WHAT NEEDS TO BE DONE: Identify and reproduce every line holding the string "this".

DATA SUPPLIED:
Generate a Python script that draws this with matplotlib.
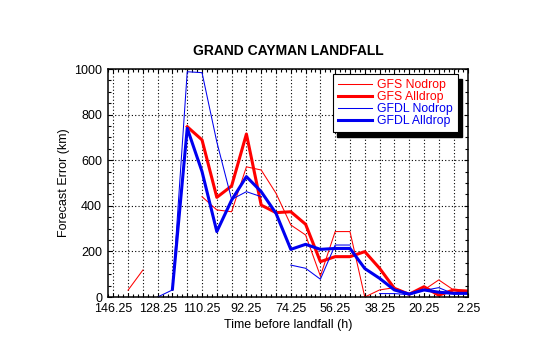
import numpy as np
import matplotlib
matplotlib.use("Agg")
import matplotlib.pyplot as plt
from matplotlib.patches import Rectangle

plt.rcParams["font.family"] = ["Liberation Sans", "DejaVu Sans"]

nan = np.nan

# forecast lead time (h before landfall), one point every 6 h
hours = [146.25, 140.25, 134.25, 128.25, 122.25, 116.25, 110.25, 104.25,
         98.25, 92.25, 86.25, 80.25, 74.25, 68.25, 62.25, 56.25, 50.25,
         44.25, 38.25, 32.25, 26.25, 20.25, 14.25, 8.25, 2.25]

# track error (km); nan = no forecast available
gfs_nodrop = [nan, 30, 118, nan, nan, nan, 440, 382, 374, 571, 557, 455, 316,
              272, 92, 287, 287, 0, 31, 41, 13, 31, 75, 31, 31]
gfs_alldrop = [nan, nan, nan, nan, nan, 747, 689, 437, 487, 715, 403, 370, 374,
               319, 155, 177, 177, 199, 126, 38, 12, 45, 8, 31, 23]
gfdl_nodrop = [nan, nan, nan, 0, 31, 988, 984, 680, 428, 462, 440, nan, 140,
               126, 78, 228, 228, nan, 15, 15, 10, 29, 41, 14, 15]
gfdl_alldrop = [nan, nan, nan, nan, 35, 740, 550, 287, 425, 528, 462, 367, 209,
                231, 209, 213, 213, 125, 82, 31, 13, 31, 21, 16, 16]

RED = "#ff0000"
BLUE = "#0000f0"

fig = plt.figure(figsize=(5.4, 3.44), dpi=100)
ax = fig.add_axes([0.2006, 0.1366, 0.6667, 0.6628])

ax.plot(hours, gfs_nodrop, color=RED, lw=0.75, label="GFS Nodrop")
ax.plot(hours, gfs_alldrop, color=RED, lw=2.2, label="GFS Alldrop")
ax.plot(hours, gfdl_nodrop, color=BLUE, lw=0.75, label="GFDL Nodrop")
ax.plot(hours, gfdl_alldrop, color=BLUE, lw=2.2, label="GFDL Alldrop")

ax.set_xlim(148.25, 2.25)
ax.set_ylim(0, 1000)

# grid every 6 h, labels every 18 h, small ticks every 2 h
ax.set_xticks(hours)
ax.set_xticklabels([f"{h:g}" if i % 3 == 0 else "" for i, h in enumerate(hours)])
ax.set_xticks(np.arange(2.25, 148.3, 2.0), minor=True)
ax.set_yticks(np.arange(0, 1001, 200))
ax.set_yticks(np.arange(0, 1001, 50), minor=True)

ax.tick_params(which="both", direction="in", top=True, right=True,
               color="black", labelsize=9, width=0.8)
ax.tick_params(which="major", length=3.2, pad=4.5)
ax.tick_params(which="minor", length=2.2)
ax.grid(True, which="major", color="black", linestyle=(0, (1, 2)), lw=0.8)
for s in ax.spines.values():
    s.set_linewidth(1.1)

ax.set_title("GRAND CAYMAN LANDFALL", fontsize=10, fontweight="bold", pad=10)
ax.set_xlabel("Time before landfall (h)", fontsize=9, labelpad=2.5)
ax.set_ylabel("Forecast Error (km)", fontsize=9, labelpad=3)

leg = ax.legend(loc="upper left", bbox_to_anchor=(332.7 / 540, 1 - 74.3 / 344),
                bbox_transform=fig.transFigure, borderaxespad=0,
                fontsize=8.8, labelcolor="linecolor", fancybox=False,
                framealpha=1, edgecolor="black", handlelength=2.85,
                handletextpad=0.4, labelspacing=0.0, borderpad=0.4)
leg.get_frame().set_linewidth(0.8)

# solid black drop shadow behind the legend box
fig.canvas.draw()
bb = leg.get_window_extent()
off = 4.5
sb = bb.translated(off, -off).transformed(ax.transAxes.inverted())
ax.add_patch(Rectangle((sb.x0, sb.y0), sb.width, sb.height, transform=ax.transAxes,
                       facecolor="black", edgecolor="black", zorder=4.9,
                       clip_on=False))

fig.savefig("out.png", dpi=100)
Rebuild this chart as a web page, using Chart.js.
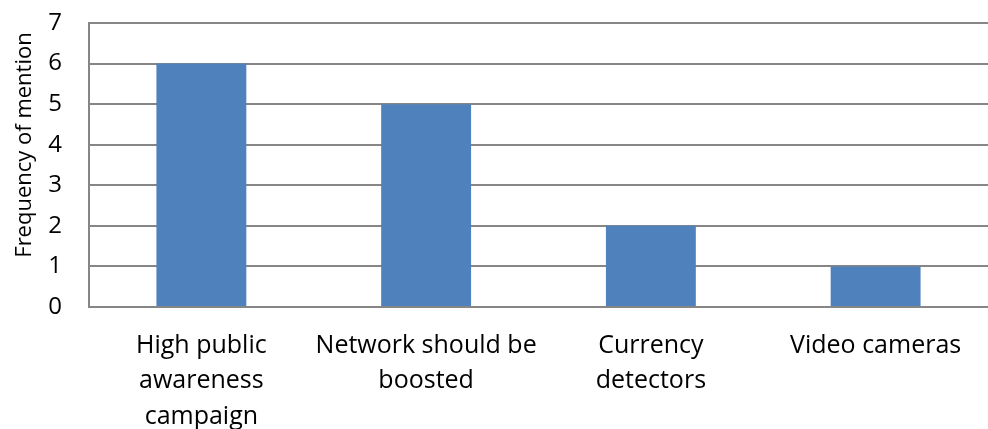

COMPLETE ANSWER:
Generate a Python script that draws this with matplotlib.
Rebuild this chart as a web page, using Chart.js.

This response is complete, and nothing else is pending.